Sedna is one of many names used to refer to a creature from mythology, a woman who lives at the bottom of the sea who sometimes withholds the bounty of the harvest from Inuit hunters.
At times of famine it was necessary for an angakkuq — a shaman — to make a dangerous trip to Sedna’s home at the bottom of the sea to arrange for the release of the animals so that hunters might have success in their hunt.
Her legend is associated with the creation of sea mammals. Some of her other names in various geographical regions are Nuliajuk, Taliilajuq, Nerrivik (in the Thule District of Greenland), Uinigumasuittuq (“the one who does not want to marry”) and Takannaaluk Arnaaluk (“the terrible woman down there.”)
In southern Baffin Island, it is the name “Sedna” that is used, although that spelling is somewhat inaccurate.

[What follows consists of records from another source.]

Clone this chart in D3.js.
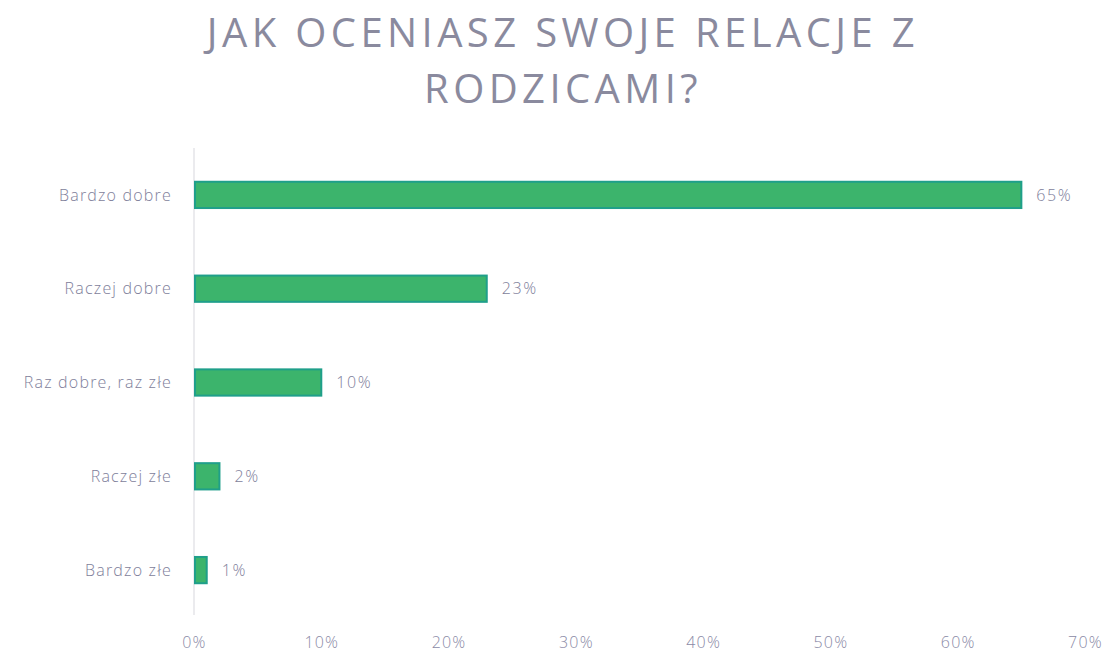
<!DOCTYPE html>
<html>
<head>
<meta charset="utf-8">
<script src="https://cdn.jsdelivr.net/npm/d3@7/dist/d3.min.js"></script>
<style>
  html, body { margin: 0; padding: 0; background: #ffffff; }
  svg { display: block; }
</style>
</head>
<body>
<svg id="chart" width="1109" height="657"></svg>
<script>
// Survey answers: "How do you rate your relations with your parents?"
const titleLines = ["JAK OCENIASZ SWOJE RELACJE Z", "RODZICAMI?"];
const categories = ["Bardzo dobre", "Raczej dobre", "Raz dobre, raz złe", "Raczej złe", "Bardzo złe"];
const values = [65, 23, 10, 2, 1];
const tickValues = [0, 10, 20, 30, 40, 50, 60, 70];

const svg = d3.select("#chart");
const textColor = "#7e7e9a";

// Title
svg.selectAll("text.title")
  .data(titleLines)
  .join("text")
  .attr("class", "title")
  .attr("x", 563)
  .attr("y", (d, i) => 47 + i * 56)
  .attr("text-anchor", "middle")
  .attr("font-family", "'Open Sans', sans-serif")
  .attr("font-size", 40)
  .attr("letter-spacing", "4.4px")
  .attr("fill", "#8a8a9e")
  .text(d => d);

const x = d3.scaleLinear().domain([0, 70]).range([194, 1085]);
const y = d3.scaleBand().domain(categories).range([148, 617]).paddingInner(0.72).paddingOuter(0.36);

// Vertical category axis line
svg.append("line")
  .attr("x1", x(0)).attr("x2", x(0))
  .attr("y1", 148).attr("y2", 615)
  .attr("stroke", "#e4e4e8")
  .attr("stroke-width", 1.5);

// Bars
svg.selectAll("rect.bar")
  .data(categories)
  .join("rect")
  .attr("class", "bar")
  .attr("x", x(0) + 1)
  .attr("y", d => y(d))
  .attr("width", (d, i) => x(values[i]) - x(0) - 1)
  .attr("height", y.bandwidth())
  .attr("fill", "#3cb46c")
  .attr("stroke", "#1f9f8a")
  .attr("stroke-width", 2);

// Category labels
svg.selectAll("text.cat")
  .data(categories)
  .join("text")
  .attr("class", "cat")
  .attr("x", 172)
  .attr("y", d => y(d) + y.bandwidth() / 2)
  .attr("dy", "0.35em")
  .attr("text-anchor", "end")
  .attr("font-family", "'Open Sans', sans-serif")
  .attr("font-weight", 300)
  .attr("font-size", 16)
  .attr("letter-spacing", "1.2px")
  .attr("fill", textColor)
  .text(d => d);

// Value labels
svg.selectAll("text.val")
  .data(categories)
  .join("text")
  .attr("class", "val")
  .attr("x", (d, i) => x(values[i]) + 15)
  .attr("y", d => y(d) + y.bandwidth() / 2)
  .attr("dy", "0.35em")
  .attr("font-family", "'Open Sans', sans-serif")
  .attr("font-weight", 300)
  .attr("font-size", 16)
  .attr("letter-spacing", "1.6px")
  .attr("fill", textColor)
  .text((d, i) => values[i] + "%");

// Horizontal value axis (labels only)
const xAxis = d3.axisBottom(x)
  .tickValues(tickValues)
  .tickFormat(d => d + "%")
  .tickSize(0)
  .tickPadding(0);

const gx = svg.append("g")
  .attr("transform", "translate(0,637)")
  .call(xAxis);
gx.select(".domain").remove();
gx.selectAll("text")
  .attr("font-family", "'Open Sans', sans-serif")
  .attr("font-weight", 300)
  .attr("font-size", 16)
  .attr("letter-spacing", "1.2px")
  .attr("fill", "#8a8aa6");
</script>
</body>
</html>
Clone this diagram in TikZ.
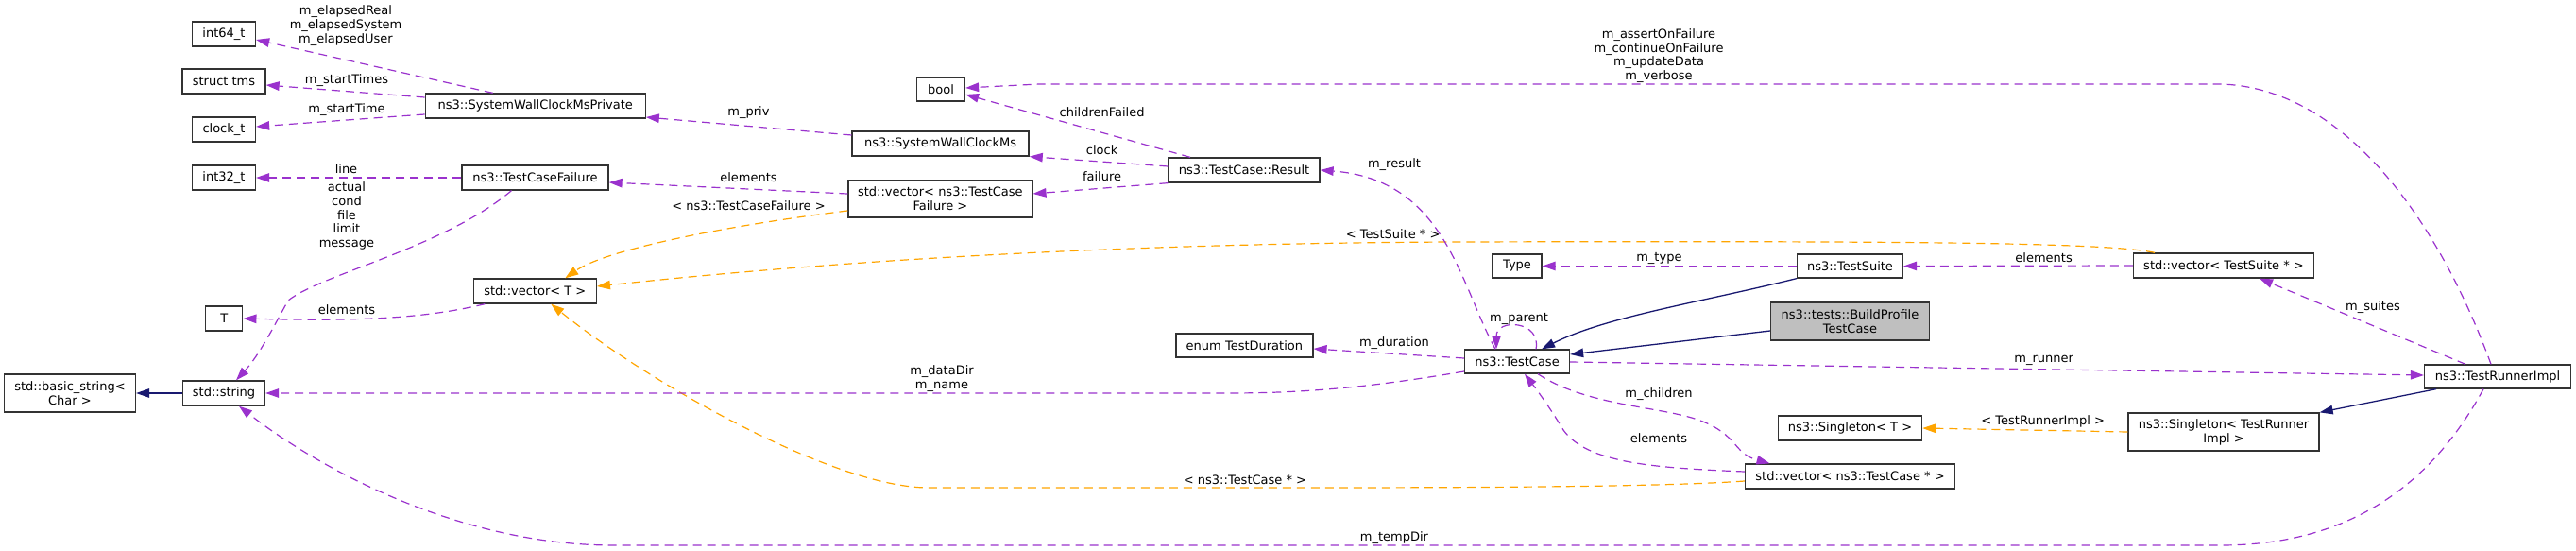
\documentclass[tikz,border=0pt]{standalone}
\usepackage{fontspec}
\setmainfont{DejaVu Sans}
\usetikzlibrary{arrows.meta}
\definecolor{cpurple}{HTML}{9A32CD}
\definecolor{corange}{HTML}{FFA500}
\definecolor{cnavy}{HTML}{191970}
\definecolor{cgray}{HTML}{BFBFBF}
\begin{document}
\begin{tikzpicture}[x=1pt,y=-1pt,
  box/.style={draw=black!80, line width=1.3pt, fill=white, inner sep=0pt, minimum height=26pt, align=center, font=\fontsize{13}{15}\selectfont, text=black},
  lbl/.style={inner sep=0pt, align=center, font=\fontsize{13}{14.7}\selectfont, text=black},
  tipA/.style={-{Triangle[length=14pt,width=9.5pt]}},
  mem/.style={draw=cpurple, line width=1.2pt, dash pattern=on 9pt off 6pt, tipA},
  tmpl/.style={draw=corange, line width=1.2pt, dash pattern=on 9pt off 6pt, tipA},
  inh/.style={draw=cnavy, line width=1.3pt, tipA}]
\useasboundingbox (0,0) rectangle (2727,583);
% nodes
\node[box, minimum width=67pt] (int64) at (237,36) {int64\_t};
\node[box, minimum width=88pt] (tms) at (237,86) {struct tms};
\node[box, minimum width=67pt] (clockt) at (237,137) {clock\_t};
\node[box, minimum width=67pt] (int32) at (237,188) {int32\_t};
\node[box, minimum width=39pt] (T) at (237.3,337) {T};
\node[box, minimum width=139pt, minimum height=40pt] (bstr) at (74,416) {std::basic\_string<\\Char >};
\node[box, minimum width=87pt] (str) at (237,416) {std::string};
\node[box, minimum width=233pt] (swcmp) at (566.7,112) {ns3::SystemWallClockMsPrivate};
\node[box, minimum width=155pt] (tcf) at (566.5,188) {ns3::TestCaseFailure};
\node[box, minimum width=130pt] (vecT) at (566.3,308) {std::vector< T >};
\node[box, minimum width=51pt, minimum height=25pt] (bool) at (996,94.5) {bool};
\node[box, minimum width=187pt] (swcm) at (995.6,152) {ns3::SystemWallClockMs};
\node[box, minimum width=195pt, minimum height=39pt] (vtcf) at (995.4,210.5) {std::vector< ns3::TestCase\\Failure >};
\node[box, minimum width=160pt] (result) at (1317,180) {ns3::TestCase::Result};
\node[box, minimum width=145pt, minimum height=25pt] (enum) at (1317.4,365.5) {enum TestDuration};
\node[box, minimum width=52pt, minimum height=25pt] (type) at (1606,281.5) {Type};
\node[box, minimum width=112pt, minimum height=25pt] (suite) at (1958.5,281.5) {ns3::TestSuite};
\node[box, minimum width=111pt, minimum height=25pt] (tc) at (1606,382.5) {ns3::TestCase};
\node[box, minimum width=168pt, minimum height=40pt, fill=cgray] (bp) at (1958.5,340) {ns3::tests::BuildProfile\\TestCase};
\node[box, minimum width=152pt] (singT) at (1958.5,453) {ns3::Singleton< T >};
\node[box, minimum width=222pt] (vecTC) at (1958.5,504) {std::vector< ns3::TestCase * >};
\node[box, minimum width=191pt] (vecTS) at (2354,281) {std::vector< TestSuite * >};
\node[box, minimum width=155pt, minimum height=25pt] (tri) at (2644,398.5) {ns3::TestRunnerImpl};
\node[box, minimum width=202pt, minimum height=40pt] (singTR) at (2354,457) {ns3::Singleton< TestRunner\\Impl >};
% labels
\node[lbl] (l1) at (366,27) {m\_elapsedReal\\m\_elapsedSystem\\m\_elapsedUser};
\node[lbl] (l2) at (367,85) {m\_startTimes};
\node[lbl] (l3) at (367,116) {m\_startTime};
\node[lbl] (l4) at (366.5,179) {line};
\node[lbl] (l5) at (367,228.5) {actual\\cond\\file\\limit\\message};
\node[lbl] (l6) at (367,328) {elements};
\node[lbl] (l7) at (792.5,119) {m\_priv};
\node[lbl] (l8) at (1166.6,119) {childrenFailed};
\node[lbl] (l9) at (1166.6,159) {clock};
\node[lbl] (l10) at (1166.6,187) {failure};
\node[lbl] (l11) at (792.5,188) {elements};
\node[lbl] (l12) at (792.5,218) {< ns3::TestCaseFailure >};
\node[lbl] (l13) at (997,400.5) {m\_dataDir\\m\_name};
\node[lbl] (l14) at (1318,508) {< ns3::TestCase * >};
\node[lbl] (l15) at (1756,59) {m\_assertOnFailure\\m\_continueOnFailure\\m\_updateData\\m\_verbose};
\node[lbl] (l16) at (1476,174) {m\_result};
\node[lbl] (l17) at (1474.7,248) {< TestSuite * >};
\node[lbl] (l18) at (1756.4,273) {m\_type};
\node[lbl] (l19) at (1608,337) {m\_parent};
\node[lbl] (l20) at (1476,363) {m\_duration};
\node[lbl] (l21) at (1756,417) {m\_children};
\node[lbl] (l22) at (1756,464) {elements};
\node[lbl] (l23) at (1476,569) {m\_tempDir};
\node[lbl] (l24) at (2163.6,273) {elements};
\node[lbl] (l25) at (2512,325) {m\_suites};
\node[lbl] (l26) at (2163.6,381) {m\_runner};
\node[lbl] (l27) at (2162.7,446) {< TestRunnerImpl >};
% edges
\draw[mem] ([xshift=-45pt]swcmp.north) -- ([yshift=-6pt]int64.east);
\draw[mem] ([yshift=9pt]swcmp.west) -- ([yshift=-4pt]tms.east);
\draw[mem] ([yshift=-9pt]swcmp.west) -- ([yshift=3pt]clockt.east);
\draw[mem] (tcf.west) -- (int32.east);
\draw[mem] ([xshift=-25pt]tcf.south) .. controls (470,262) and (340,290) .. (305,318) .. controls (290,345) and (275,375) .. ([xshift=13pt]str.north);
\draw[mem] ([xshift=-53pt]vecT.south) .. controls (450,337) and (380,340) .. (T.east);
\draw[inh] (str.west) -- (bstr.east);
\draw[mem] ([yshift=9pt]swcm.west) -- ([yshift=-12pt]swcmp.east);
\draw[mem] ([xshift=-57pt]result.north) -- ([yshift=-5.5pt]bool.east);
\draw[mem] ([yshift=4pt]result.west) -- (swcm.south east);
\draw[mem] (result.south west) -- ([yshift=5.5pt]vtcf.east);
\draw[mem] ([yshift=5.5pt]vtcf.west) -- ([yshift=-5pt]tcf.east);
\draw[tmpl] ([yshift=-12.5pt]vtcf.west) .. controls (760,240) and (640,265) .. ([xshift=32pt]vecT.north);
\draw[tmpl] ([xshift=-73pt]vecTS.north) .. controls (2230,256) and (2000,255) .. (1538,256) .. controls (1100,258) and (800,285) .. ([yshift=5pt]vecT.east);
\draw[tmpl] ([yshift=-5pt]vecTC.west) .. controls (1750,516) and (1500,516) .. (1350,516) -- (983,516) .. controls (880,516) and (680,400) .. ([xshift=17pt]vecT.south);
\draw[mem] ([xshift=-23pt]tc.north) .. controls (1545,300) and (1530,190) .. (result.east);
\draw[mem] ([xshift=20pt]tc.north) .. controls +(6,-30) and +(0,-33) .. ([xshift=-22pt]tc.north);
\draw[mem] ([yshift=3.5pt]tc.west) -- ([yshift=-3.5pt]enum.east);
\draw[mem] ([yshift=-10.5pt]tc.west) .. controls (1450,410) and (1380,416) .. (1300,416) -- (str.east);
\draw[mem] ([xshift=22pt]tc.south) .. controls (1680,430) and (1760,430) .. (1800,445) .. controls (1840,460) and (1835,480) .. ([xshift=-85pt]vecTC.north);
\draw[mem] ([yshift=5pt]vecTC.west) .. controls (1750,495) and (1680,490) .. (1655,455) .. controls (1640,430) and (1625,410) .. ([xshift=8pt]tc.south);
\draw[mem] ([yshift=-0.5pt]tc.east) -- ([yshift=1.5pt]tri.west);
\draw[inh] (suite.south west) .. controls (1800,320) and (1700,335) .. ([xshift=26pt]tc.north);
\draw[inh] ([yshift=-10pt]bp.west) -- ([yshift=7.5pt]tc.east);
\draw[mem] (suite.west) -- (type.east);
\draw[mem] (vecTS.west) -- (suite.east);
\draw[mem] ([xshift=-34pt]tri.north) -- ([xshift=38pt]vecTS.south);
\draw[mem] ([xshift=-7pt]tri.north) .. controls (2580,230) and (2480,92) .. (2350,89) -- (1100,89) -- ([yshift=1.5pt]bool.east);
\draw[inh] ([xshift=-65pt]tri.south) -- (singTR.north east);
\draw[tmpl] (singTR.west) -- (singT.east);
\draw[mem] ([xshift=-15pt]tri.south) .. controls (2570,520) and (2480,577) .. (2350,577) -- (650,577) .. controls (480,577) and (330,490) .. ([xshift=16pt]str.south);
\end{tikzpicture}
\end{document}
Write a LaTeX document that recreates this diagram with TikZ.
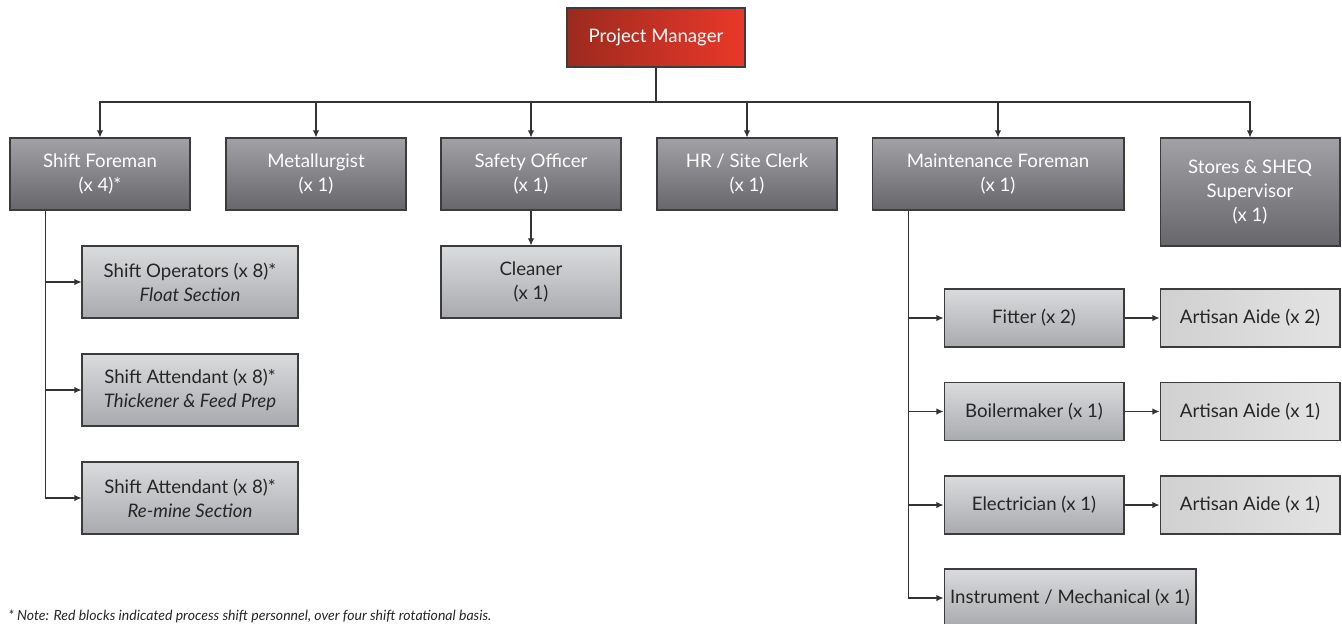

In Cumberland Sound, the powerful lady at the bottom of the sea was known as “Sanna”.
The earliest written reference to this name is in the diary of Brother Matthias Warmow, a German Moravian missionary from Greenland who spent a winter in Cumberland Sound in the 1850’s, and recorded the name as “Sanak” or “Sana.”
Charles Francis Hall, who explored Frobisher Bay in the early 1960’s and whose spelling of Inuit names was usually very inexact, called her “Sidne” and on his second voyage “Sydney!”
The spelling which has become so popular, Sedna, is that of Franz Boas, the pioneer anthropologist who spent the winter of 1883-84 in Cumberland Sound and wrote the first major ethnological work on Canadian Inuit, “The Central Eskimo.”
Boas wrote a great deal about Inuit belief in “Sedna.” His spelling may not even be so far off the mark, for the name may once have been “Satna” — there has been a tendency in recent years in Baffin for the gemination of consonant clusters. Remember also that it is only in the last few decades that Inuktitut spelling has been standardized in either Syllabic or Roman orthography.
I have often also wondered if the name is not, in fact, merely a demonstrative pronoun used, as was often the case in Inuktitut, to avoid using a proper name, especially of one
fearful or deserving of respect.
The name used in Iglulik, “Takannaaluk arnaaluk” — “the terrible woman down there,” is built on this model, and the first word of it is derived from “kanna” — “the one down there.” Could not “Sanna” be simply a variant of this? (Schneider’s ‘Ulirnaisigutiit” — a dictionary of Nunavik dialects — records “sanna” as meaning “down there” on the Hudson’s Bay coast of Quebec.)
The word has survived into modern times and is used throughout southern Baffin Island. In a Pangnirtung oral history project in about 1986, Qattuuq Evic recounted the times when the Inuit worshipped “a false god who they called Sanah.”
In an Arctic College publication from 1999, “Transition to Christianity,” Victor Tungilik from Naujaat said, “She has been given different names. She has been called Sanna. In my dialect she is called Nuliajuk. Among the Iglulingmiut, she is called Takannaaluk.”
Sedna, the popularized spelling of Sanna, is synonymous with Nuliajuk, a word equally well-known to describe the same being. The words are used in different parts of Nunavut, but their meaning is the same.